Watermelons and Muskmelons are two of our most important summer crops here at Terra Firma. Both crops like hot weather more than anything else we grow; the hotter it gets, the bigger and more lush the plants get, and the better the melons taste.
Our muskmelon season is fairly short, primarily late July and August. And while we grow several varieties — cantelopes, orange honeydew, Galia and Piel de Sapo — you will likely see some of them just a single time in your box. I will talk more about those in a later newsletter.
Watermelon season is much longer, generally running from late June until October. In order to better serve our CSA customers, we have always focused on growing varieties of watermelon with relatively small fruit. That led us to try out seedless, “personal” size melons not long after they were first introduced. They are now the majority of what we grow.
How is it possible to grow a plant from a fruit that doesn’t have seeds? Well, seedless watermelon actually do produce seeds, they just take much longer to mature than the seeds of other melons. When the melon is ready to harvest, those seeds are just tiny white embryos — “pips” — that are flavorless, edible, and relatively few in number.
But the seeds that the melons do produce if left to mature completely are much fewer than an old school watermelon. As a result, they are comparably very expensive. To protect their investment in the seed, most watermelon farmers grow the fruit from transplants.
Seedless watermelons are pollinated by bees, and require a second, seeded variety nearby. We plant those intermixed with the seedless ones, making sure to use a variety that is visually distinct so we know which is which. Some of those varieties produce edible fruit with seeds that you may see in your box from time to time; others do not.
At Terra Firma, we do 5 plantings of seedless watermelons. Each of those fields produces at least two and sometimes three relatively concentrated harvests. Like with tomatoes, these “flushes” tend to start during or after a hot spell and then slow down once the weather cools off. Sometimes we are harvesting three fields at a time, followed by 5-10 days when we harvest little or no watermelon.
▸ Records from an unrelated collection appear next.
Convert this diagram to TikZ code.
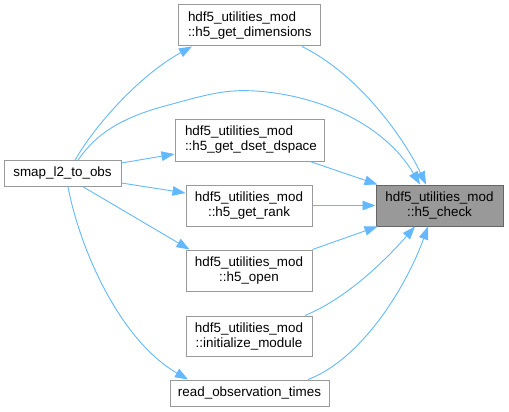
\documentclass[tikz,border=0pt]{standalone}
\usepackage{fontspec}
\setmainfont{Liberation Sans}
\usetikzlibrary{arrows.meta,calc}
\definecolor{edgeblue}{HTML}{63B8FF}
\definecolor{boxline}{HTML}{999999}
\definecolor{rootline}{HTML}{666666}
\definecolor{rootfill}{HTML}{999999}
\begin{document}
\begin{tikzpicture}[x=1pt,y=-1pt,
  fn/.style={draw=boxline,line width=1pt,fill=white,rectangle,inner sep=0pt,
    align=center,font=\fontsize{13.4}{15}\selectfont,minimum height=41pt},
  fnleft/.style={fn,align=left,text width=#1,inner xsep=10pt},
  fn1/.style={fn,minimum height=25.5pt},
  root/.style={fn,fill=rootfill,draw=rootline},
  edge/.style={draw=edgeblue,line width=0.9pt,-{Triangle[length=13pt,width=9.5pt]}}]
\useasboundingbox (0,0) rectangle (509,412);

\node[fnleft=122pt] (dims) at (249,25.5) {hdf5\_utilities\_mod\\::h5\_get\_dimensions};
\node[fnleft=129pt,minimum height=42pt] (dset) at (249.5,140) {hdf5\_utilities\_mod\\::h5\_get\_dset\_dspace};
\node[fn1,minimum width=117pt] (smap) at (62.5,173.5) {smap\_l2\_to\_obs};
\node[fn,minimum width=126pt] (rank) at (249,205.5) {hdf5\_utilities\_mod\\::h5\_get\_rank};
\node[root,minimum width=127pt] (check) at (439.5,205.5) {hdf5\_utilities\_mod\\::h5\_check};
\node[fn,minimum width=126pt] (open) at (249,270.5) {hdf5\_utilities\_mod\\::h5\_open};
\node[fn,minimum width=126pt,minimum height=40pt] (init) at (249,336) {hdf5\_utilities\_mod\\::initialize\_module};
\node[fn1,minimum width=159pt,minimum height=26pt] (read) at (249.5,393) {read\_observation\_times};

% smap -> callees
\draw[edge] ($(smap.north)+(12.5,0)$) .. controls (95,125) and (140,75) .. ($(dims.south)+(-57,0)$);
\draw[edge] ($(smap.north)+(15.5,0)$) .. controls (95,135) and (120,118) .. (165,106)
   .. controls (205,95) and (225,89) .. (255,91)
   .. controls (320,95) and (385,125) .. ($(check.north)+(-19.5,0)$);
\draw[edge] ($(smap.east)+(0,-10.5)$) -- ($(dset.west)+(0,14)$);
\draw[edge] ($(smap.east)+(0,9.5)$) -- ($(rank.west)+(0,-12.5)$);
\draw[edge] ($(smap.south)+(20.5,0)$) -- ($(open.north west)+(4,0)$);
\draw[edge] ($(smap.south)+(5.5,0)$) .. controls (80,250) and (120,340) .. ($(read.north)+(-61.5,0)$);

% callees -> h5_check
\draw[edge] ($(dims.south)+(53,0)$) .. controls (360,75) and (405,140) .. ($(check.north)+(-13.5,0)$);
\draw[edge] ($(dset.south)+(60.5,0)$) -- ($(check.north west)+(2,0)$);
\draw[edge] (rank.east) -- (check.west);
\draw[edge] (open.north east) -- ($(check.south west)+(2,0)$);
\draw[edge] ($(init.north)+(56,0)$) .. controls (350,297) and (390,255) .. ($(check.south)+(-24.5,0)$);
\draw[edge] ($(read.north)+(58.5,0)$) .. controls (360,360) and (405,290) .. ($(check.south)+(-11.5,0)$);
\end{tikzpicture}
\end{document}
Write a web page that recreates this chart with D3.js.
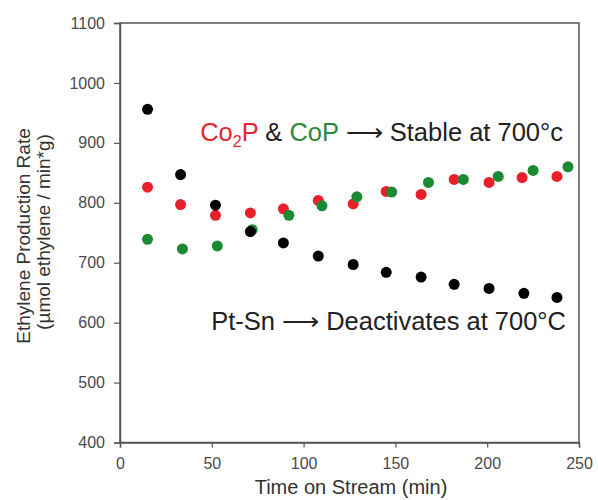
<!DOCTYPE html>
<html>
<head>
<meta charset="utf-8">
<script src="https://cdn.jsdelivr.net/npm/d3@7"></script>
<style>
  body { margin: 0; background: #fff; }
  svg text { font-family: "Liberation Sans", Arial, sans-serif; }
</style>
</head>
<body>
<div id="chart"></div>
<script>
// time on stream (min) and ethylene rate for each catalyst
const ptsnTime = [15, 33, 52, 71, 89, 108, 127, 145, 164, 182, 201, 220, 238];
const ptsnRate = [956, 847, 796, 752, 733, 711, 697, 684, 676, 664, 657, 649, 642];
const co2pTime = [15, 33, 52, 71, 89, 108, 127, 145, 164, 182, 201, 219, 238];
const co2pRate = [826, 797, 779, 783, 790, 804, 798, 819, 814, 839, 834, 842, 844];
const copTime = [15, 34, 53, 72, 92, 110, 129, 148, 168, 187, 206, 225, 244];
const copRate = [739, 723, 728, 755, 779, 795, 810, 818, 834, 839, 844, 854, 860];

const xTicks = [0, 50, 100, 150, 200, 250];
const yTicks = [400, 500, 600, 700, 800, 900, 1000, 1100];

const margin = {top: 23, right: 19, bottom: 57.5, left: 120},
    width = 598 - margin.left - margin.right,
    height = 500 - margin.top - margin.bottom;

const svg = d3.select("#chart")
    .append("svg")
    .attr("width", 598)
    .attr("height", 500)
      .append("g")
      .attr("transform", `translate(${margin.left},${margin.top})`);

const xScale = d3.scaleLinear().domain([0, 250]).range([0, width]);
const yScale = d3.scaleLinear().domain([400, 1100]).range([height, 0]);

// frame
svg.append("rect")
    .attr("x", 0).attr("y", 0)
    .attr("width", width).attr("height", height)
    .attr("fill", "none")
    .attr("stroke", "#555")
    .attr("stroke-width", 1.5);

// axes
const xAxis = svg.append("g")
    .attr("transform", `translate(0, ${height})`)
    .call(d3.axisBottom(xScale).tickValues(xTicks).tickFormat(d3.format("d")).tickSize(5).tickPadding(10));
const yAxis = svg.append("g")
    .call(d3.axisLeft(yScale).tickValues(yTicks).tickFormat(d3.format("d")).tickSize(6).tickPadding(9));

[xAxis, yAxis].forEach(function(a) {
    a.select(".domain").attr("stroke", "#555").attr("stroke-width", 1.5);
    a.selectAll(".tick line").attr("stroke", "#555").attr("stroke-width", 1.2);
    a.selectAll(".tick text")
        .attr("fill", "#4a4a4a")
        .style("font-size", "16px");
});

// points
function drawSeries(times, rates, color) {
    svg.selectAll(null)
        .data(times.map((t, i) => ({t: t, r: rates[i]})))
        .enter().append("circle")
        .attr("cx", d => xScale(d.t))
        .attr("cy", d => yScale(d.r))
        .attr("r", 5.5)
        .style("fill", color);
}
drawSeries(co2pTime, co2pRate, "#e8202a");
drawSeries(copTime, copRate, "#1b8a32");
drawSeries(ptsnTime, ptsnRate, "#000");

// annotations
const note1 = svg.append("text")
    .attr("x", 443)
    .attr("y", 118)
    .attr("text-anchor", "end")
    .style("font-size", "25.5px");
note1.append("tspan").attr("fill", "#e8262b").text("Co");
note1.append("tspan").attr("fill", "#e8262b").attr("dy", 6).style("font-size", "16px").text("2");
note1.append("tspan").attr("fill", "#e8262b").attr("dy", -6).text("P");
note1.append("tspan").attr("fill", "#222").text(" & ");
note1.append("tspan").attr("fill", "#2a8a3a").text("CoP");
note1.append("tspan").attr("fill", "#222").text(" \u27f6 Stable at 700°c");

svg.append("text")
    .attr("x", 446)
    .attr("y", 307)
    .attr("text-anchor", "end")
    .attr("fill", "#222")
    .style("font-size", "25.5px")
    .text("Pt-Sn \u27f6 Deactivates at 700°C");

// axis titles
svg.append("text")
    .attr("x", 231)
    .attr("y", height + 51.5)
    .attr("text-anchor", "middle")
    .attr("fill", "#333")
    .style("font-size", "20px")
    .text("Time on Stream (min)");

svg.append("text")
    .attr("transform", "rotate(-90)")
    .attr("x", -213)
    .attr("y", -90)
    .attr("text-anchor", "middle")
    .attr("fill", "#333")
    .style("font-size", "19px")
    .text("Ethylene Production Rate");

svg.append("text")
    .attr("transform", "rotate(-90)")
    .attr("x", -209)
    .attr("y", -70)
    .attr("text-anchor", "middle")
    .attr("fill", "#333")
    .style("font-size", "19px")
    .text("(\u00b5mol ethylene / min*g)");
</script>
</body>
</html>
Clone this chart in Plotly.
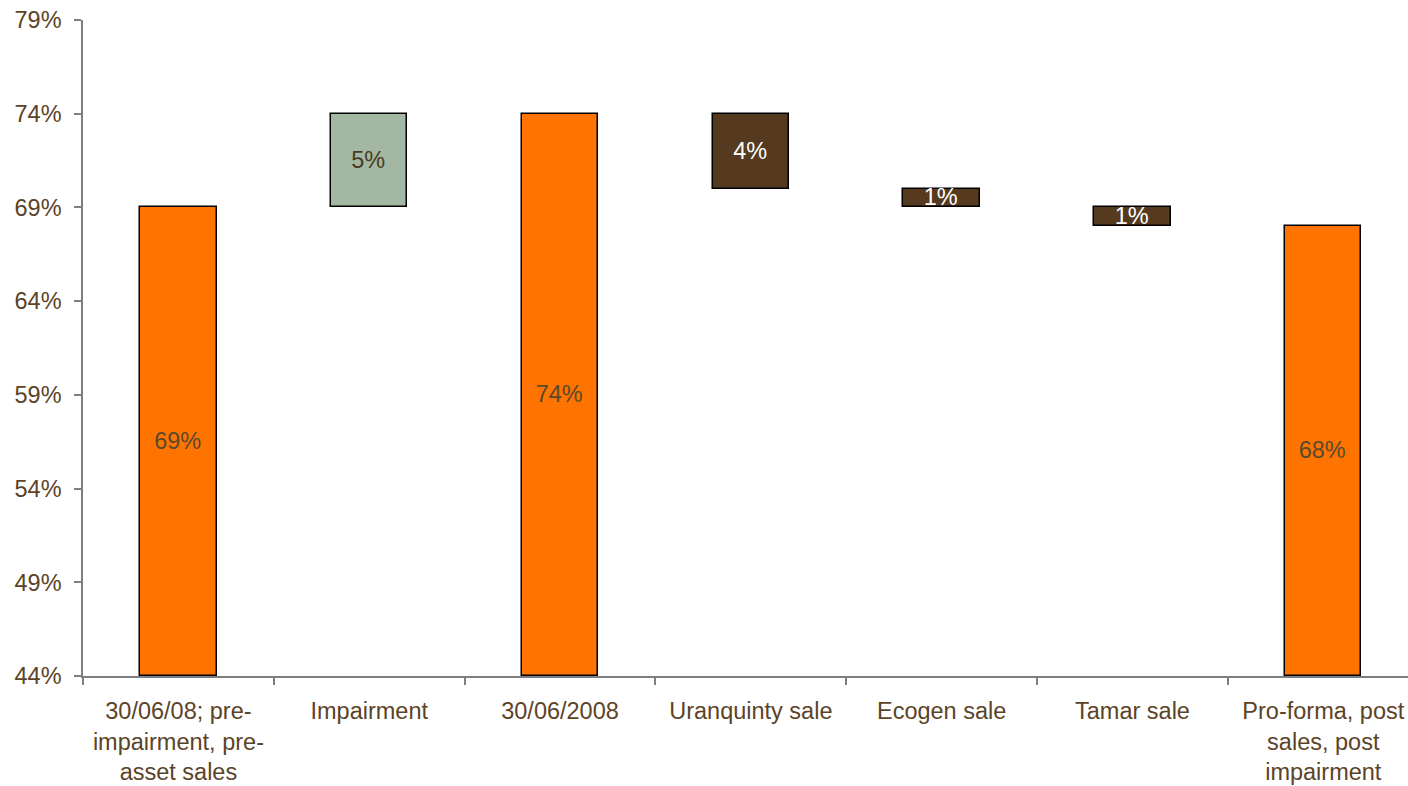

Unlike other types of melons, watermelons do not ripen off the vine, so knowing how to harvest them is critical. Ripe fruits are not easy to identify by sight or smell like Cantelopes or Honeydew. Harvesters have to pick them up to check for the right “heaviness”. Sometimes ripe fruit has a light colored “ground spot” on the bottom, but not always.
As a result, watermelon harvest is tricky and requires lots of “fruit testing”, which essentially means smashing or cutting lots of fruit to make sure you’re picking good ones. We only have a few staff that are allowed to select the ripe melons, which they leave in small piles for a larger crew to pick up and place on the belt that takes them to bins pulled behind a tractor.
Perhaps not surprisingly, watermelons produce more weight of fruit per acre than any other crop we grow. But despite what you might think, they don’t take more water to produce than other summer crops. That’s partially thanks to the dense canopy of vines they create to shade the fruit, which covers the ground entirely and makes its own microclimate underneath.
We had a slow, hesitant start to melon season this year (and last year as well) due to the cool weather in June. This not only slowed the ripening of the earlier plantings, but retarded the growth of the later fields. So we had a week of watermelon harvest right after the hot July 4th weekend, and then a long period during which no melons of any kind ripened.
The season is in full swing now, and you’ll see alternating watermelons and melons in your boxes every week or so, depending on which box size you get.